As a journalist – mmm, let me just call myself a writer.
As a writer who went to journalism school (I think that’s better, for I don’t write that many truth-uncovering pieces for my real job), I know the difference between what’s right and wrong in the fine art of storytelling.
There is an important line a journalist – mmm….
There is an important line a serious writer mustn’t cross in order to be fair to the story and its subjects, and in State of Play, Russell Crowe’s seasoned investigative reporter goes – to borrow a quote from Friends’ Joey – so far past the line, he can’t even see the line.
The line is a dot to him.
And that’s one of the things that I found so intriguing about the film: how it shone a light on the craft of journalism, while at the same time, offered commentary on the current sad state of affairs the newspaper world is facing in what I call the Age of Opinion (best exemplified by all the blogs out there that don’t so much as report but spew).
As Cal McCaffrey, a Washington Globe scribe, Crowe leads an all-star cast that includes Rachel McAdams (one of the finest actresses of her generation), Helen Mirren, and a never-more-beautiful Robin Wright Penn, in a blistering thriller about rising U.S. Congressman Stephen Collins (a steely and fine Ben Affleck), who is embroiled in a case of seemingly unrelated, brutal murders.
That line I was talking about earlier: When you’re a journalist, you can’t be friends with your story subjects.
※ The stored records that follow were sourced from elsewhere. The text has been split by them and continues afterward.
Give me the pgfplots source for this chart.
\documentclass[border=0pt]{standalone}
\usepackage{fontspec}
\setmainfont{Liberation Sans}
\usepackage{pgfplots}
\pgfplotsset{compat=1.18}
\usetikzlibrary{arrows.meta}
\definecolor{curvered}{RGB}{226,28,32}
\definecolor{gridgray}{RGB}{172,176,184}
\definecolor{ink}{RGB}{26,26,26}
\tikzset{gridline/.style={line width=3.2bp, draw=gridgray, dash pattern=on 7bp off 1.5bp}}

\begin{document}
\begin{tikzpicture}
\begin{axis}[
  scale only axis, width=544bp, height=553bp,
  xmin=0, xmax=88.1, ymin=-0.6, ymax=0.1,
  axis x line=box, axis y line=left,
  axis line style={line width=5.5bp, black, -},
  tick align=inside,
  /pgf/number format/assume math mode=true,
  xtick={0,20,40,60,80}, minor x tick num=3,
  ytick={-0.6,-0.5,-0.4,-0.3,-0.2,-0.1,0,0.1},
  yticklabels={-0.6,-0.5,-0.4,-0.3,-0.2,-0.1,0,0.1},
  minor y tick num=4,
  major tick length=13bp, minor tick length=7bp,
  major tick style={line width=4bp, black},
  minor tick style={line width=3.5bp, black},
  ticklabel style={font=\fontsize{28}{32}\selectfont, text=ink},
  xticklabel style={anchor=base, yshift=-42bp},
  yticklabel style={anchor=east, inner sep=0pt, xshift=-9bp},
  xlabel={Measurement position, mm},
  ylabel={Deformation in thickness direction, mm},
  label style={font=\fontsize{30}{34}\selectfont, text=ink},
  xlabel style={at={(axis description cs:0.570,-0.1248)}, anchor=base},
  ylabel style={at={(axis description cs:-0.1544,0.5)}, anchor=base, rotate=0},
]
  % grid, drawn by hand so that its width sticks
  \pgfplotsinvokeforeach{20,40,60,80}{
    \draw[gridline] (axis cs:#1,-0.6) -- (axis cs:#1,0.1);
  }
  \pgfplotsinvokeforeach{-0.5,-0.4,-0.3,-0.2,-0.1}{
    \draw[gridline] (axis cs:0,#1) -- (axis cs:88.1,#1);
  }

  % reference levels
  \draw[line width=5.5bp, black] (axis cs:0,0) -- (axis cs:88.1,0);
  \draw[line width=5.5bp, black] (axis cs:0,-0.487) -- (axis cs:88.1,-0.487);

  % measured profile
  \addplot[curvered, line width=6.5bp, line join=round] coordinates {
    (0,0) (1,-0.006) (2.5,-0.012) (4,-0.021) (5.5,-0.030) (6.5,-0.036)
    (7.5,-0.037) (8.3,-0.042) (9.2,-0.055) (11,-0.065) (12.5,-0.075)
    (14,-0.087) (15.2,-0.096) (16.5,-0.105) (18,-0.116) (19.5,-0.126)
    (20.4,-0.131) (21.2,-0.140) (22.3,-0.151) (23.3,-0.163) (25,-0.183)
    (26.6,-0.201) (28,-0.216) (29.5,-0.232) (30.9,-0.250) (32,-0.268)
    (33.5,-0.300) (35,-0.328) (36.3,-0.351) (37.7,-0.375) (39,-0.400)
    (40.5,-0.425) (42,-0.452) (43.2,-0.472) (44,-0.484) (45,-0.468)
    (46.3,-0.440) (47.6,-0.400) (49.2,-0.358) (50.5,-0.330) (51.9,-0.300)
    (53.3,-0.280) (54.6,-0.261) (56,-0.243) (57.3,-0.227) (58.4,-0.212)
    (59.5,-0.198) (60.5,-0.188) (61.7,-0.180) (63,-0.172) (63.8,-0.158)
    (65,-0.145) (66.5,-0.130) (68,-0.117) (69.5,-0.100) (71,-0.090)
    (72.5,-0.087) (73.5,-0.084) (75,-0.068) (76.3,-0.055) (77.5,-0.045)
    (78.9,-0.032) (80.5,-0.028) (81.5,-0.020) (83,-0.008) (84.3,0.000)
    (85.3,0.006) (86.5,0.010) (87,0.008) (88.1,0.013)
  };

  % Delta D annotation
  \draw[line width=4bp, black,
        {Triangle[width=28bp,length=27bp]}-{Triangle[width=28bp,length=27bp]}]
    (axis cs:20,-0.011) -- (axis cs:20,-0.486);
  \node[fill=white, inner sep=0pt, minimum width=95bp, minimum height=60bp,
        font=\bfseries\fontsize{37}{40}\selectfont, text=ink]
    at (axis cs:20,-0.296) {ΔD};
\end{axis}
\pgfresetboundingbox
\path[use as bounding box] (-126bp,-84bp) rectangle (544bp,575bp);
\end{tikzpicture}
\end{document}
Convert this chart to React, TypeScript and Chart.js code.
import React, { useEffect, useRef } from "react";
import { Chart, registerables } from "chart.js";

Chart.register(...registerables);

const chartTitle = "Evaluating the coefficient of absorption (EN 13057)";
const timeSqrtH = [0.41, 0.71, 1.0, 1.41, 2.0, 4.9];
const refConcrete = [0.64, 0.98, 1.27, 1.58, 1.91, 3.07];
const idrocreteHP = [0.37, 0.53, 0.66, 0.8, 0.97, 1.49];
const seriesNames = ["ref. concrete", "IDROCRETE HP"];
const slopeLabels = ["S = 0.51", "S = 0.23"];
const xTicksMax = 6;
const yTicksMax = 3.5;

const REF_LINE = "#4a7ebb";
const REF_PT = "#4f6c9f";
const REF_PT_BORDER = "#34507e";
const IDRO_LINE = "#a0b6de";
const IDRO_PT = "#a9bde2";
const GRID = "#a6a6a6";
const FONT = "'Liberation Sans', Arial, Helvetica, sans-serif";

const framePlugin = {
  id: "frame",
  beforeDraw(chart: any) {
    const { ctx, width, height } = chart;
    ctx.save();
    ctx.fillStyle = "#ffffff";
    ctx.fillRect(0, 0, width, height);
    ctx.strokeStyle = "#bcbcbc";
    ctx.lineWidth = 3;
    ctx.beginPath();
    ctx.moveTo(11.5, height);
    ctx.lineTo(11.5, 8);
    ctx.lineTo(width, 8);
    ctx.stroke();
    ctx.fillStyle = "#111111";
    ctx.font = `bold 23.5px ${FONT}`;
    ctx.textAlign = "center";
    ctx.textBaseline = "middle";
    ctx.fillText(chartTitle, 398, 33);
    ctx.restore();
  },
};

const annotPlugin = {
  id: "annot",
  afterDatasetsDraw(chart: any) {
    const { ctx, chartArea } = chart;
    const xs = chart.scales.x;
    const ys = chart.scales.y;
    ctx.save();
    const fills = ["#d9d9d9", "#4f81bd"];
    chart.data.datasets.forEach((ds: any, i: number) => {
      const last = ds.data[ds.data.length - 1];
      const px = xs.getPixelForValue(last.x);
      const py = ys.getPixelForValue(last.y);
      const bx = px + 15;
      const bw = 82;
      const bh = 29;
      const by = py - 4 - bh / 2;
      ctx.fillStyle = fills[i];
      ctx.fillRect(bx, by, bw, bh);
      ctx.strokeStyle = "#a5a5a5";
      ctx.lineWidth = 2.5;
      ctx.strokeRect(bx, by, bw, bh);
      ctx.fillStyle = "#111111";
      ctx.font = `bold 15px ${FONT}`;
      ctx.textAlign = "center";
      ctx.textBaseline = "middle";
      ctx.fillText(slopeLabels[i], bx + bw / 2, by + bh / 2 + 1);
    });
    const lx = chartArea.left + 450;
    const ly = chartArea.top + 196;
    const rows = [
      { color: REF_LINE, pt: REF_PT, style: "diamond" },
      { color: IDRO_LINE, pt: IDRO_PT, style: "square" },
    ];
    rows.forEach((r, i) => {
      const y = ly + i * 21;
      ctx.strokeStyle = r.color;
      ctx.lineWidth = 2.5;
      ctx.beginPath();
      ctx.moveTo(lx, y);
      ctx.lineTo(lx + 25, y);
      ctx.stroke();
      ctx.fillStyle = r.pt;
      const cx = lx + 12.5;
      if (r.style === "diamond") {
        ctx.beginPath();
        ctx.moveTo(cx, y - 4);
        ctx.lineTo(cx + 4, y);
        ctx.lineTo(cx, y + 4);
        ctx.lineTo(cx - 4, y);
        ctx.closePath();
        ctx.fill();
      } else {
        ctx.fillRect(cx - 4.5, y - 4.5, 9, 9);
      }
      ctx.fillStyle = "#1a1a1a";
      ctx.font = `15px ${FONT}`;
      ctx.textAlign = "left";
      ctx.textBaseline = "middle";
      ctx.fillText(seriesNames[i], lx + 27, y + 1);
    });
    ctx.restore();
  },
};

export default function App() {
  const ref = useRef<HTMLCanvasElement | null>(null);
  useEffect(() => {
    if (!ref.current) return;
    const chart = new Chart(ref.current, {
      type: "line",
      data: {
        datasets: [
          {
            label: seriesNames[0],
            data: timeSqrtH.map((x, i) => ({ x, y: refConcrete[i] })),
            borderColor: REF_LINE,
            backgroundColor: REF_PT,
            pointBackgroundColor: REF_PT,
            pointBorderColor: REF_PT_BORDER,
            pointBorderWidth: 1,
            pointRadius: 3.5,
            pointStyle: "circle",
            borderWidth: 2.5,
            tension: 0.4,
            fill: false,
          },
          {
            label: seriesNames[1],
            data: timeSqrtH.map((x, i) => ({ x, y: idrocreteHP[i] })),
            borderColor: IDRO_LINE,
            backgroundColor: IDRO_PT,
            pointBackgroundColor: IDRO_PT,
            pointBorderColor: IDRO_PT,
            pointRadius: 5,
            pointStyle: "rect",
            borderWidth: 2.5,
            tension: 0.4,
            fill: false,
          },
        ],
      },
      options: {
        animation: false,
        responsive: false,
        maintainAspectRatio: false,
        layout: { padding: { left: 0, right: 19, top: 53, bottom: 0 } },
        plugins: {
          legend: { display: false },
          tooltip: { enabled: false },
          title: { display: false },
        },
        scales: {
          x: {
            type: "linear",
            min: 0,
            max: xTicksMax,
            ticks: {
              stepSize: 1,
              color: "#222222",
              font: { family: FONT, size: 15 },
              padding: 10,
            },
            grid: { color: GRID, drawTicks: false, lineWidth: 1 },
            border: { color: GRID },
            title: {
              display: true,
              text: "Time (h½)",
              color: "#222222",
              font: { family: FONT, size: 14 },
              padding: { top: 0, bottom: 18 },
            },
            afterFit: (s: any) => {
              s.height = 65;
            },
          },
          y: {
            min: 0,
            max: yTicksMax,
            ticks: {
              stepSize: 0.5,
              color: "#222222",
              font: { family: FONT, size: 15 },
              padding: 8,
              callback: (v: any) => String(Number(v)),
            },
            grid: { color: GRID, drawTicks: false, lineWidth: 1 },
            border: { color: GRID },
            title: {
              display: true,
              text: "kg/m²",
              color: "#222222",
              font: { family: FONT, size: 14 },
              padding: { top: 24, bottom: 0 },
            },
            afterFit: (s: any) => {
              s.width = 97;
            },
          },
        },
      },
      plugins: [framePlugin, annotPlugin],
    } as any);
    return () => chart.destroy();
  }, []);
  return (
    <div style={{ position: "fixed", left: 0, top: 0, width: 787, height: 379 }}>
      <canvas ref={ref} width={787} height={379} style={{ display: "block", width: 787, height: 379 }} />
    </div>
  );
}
Cal and Congressman Collins were college roommates. That complicates things, you see.
Collins comes to ask Cal for help after his research assistant/mistress is offed. His secrets exposed, Collins needs help controlling the flow of information, but Cal has a job to do.
After all, like a doctor who took the Hippocratic Oath, he has vowed to do no lie.
Director Kevin Macdonald (The Last King of Scotland) did a tremendous job bringing to the big screen the six-hour BBC miniseries upon which State of Play is based, thanks in part by the taut, edge-of-seat pace of the screenplay written by Matthew Michael Carnahan (The Kingdom), Tony Gilroy (the Bourne series, Michael Clayton), and Billy Ray (Shattered Glass).
This is, perhaps, one of my favorite movies of the year. It’s topical, twisty, and quite entertaining.
My Rating ****
Photo: Universal Pictures.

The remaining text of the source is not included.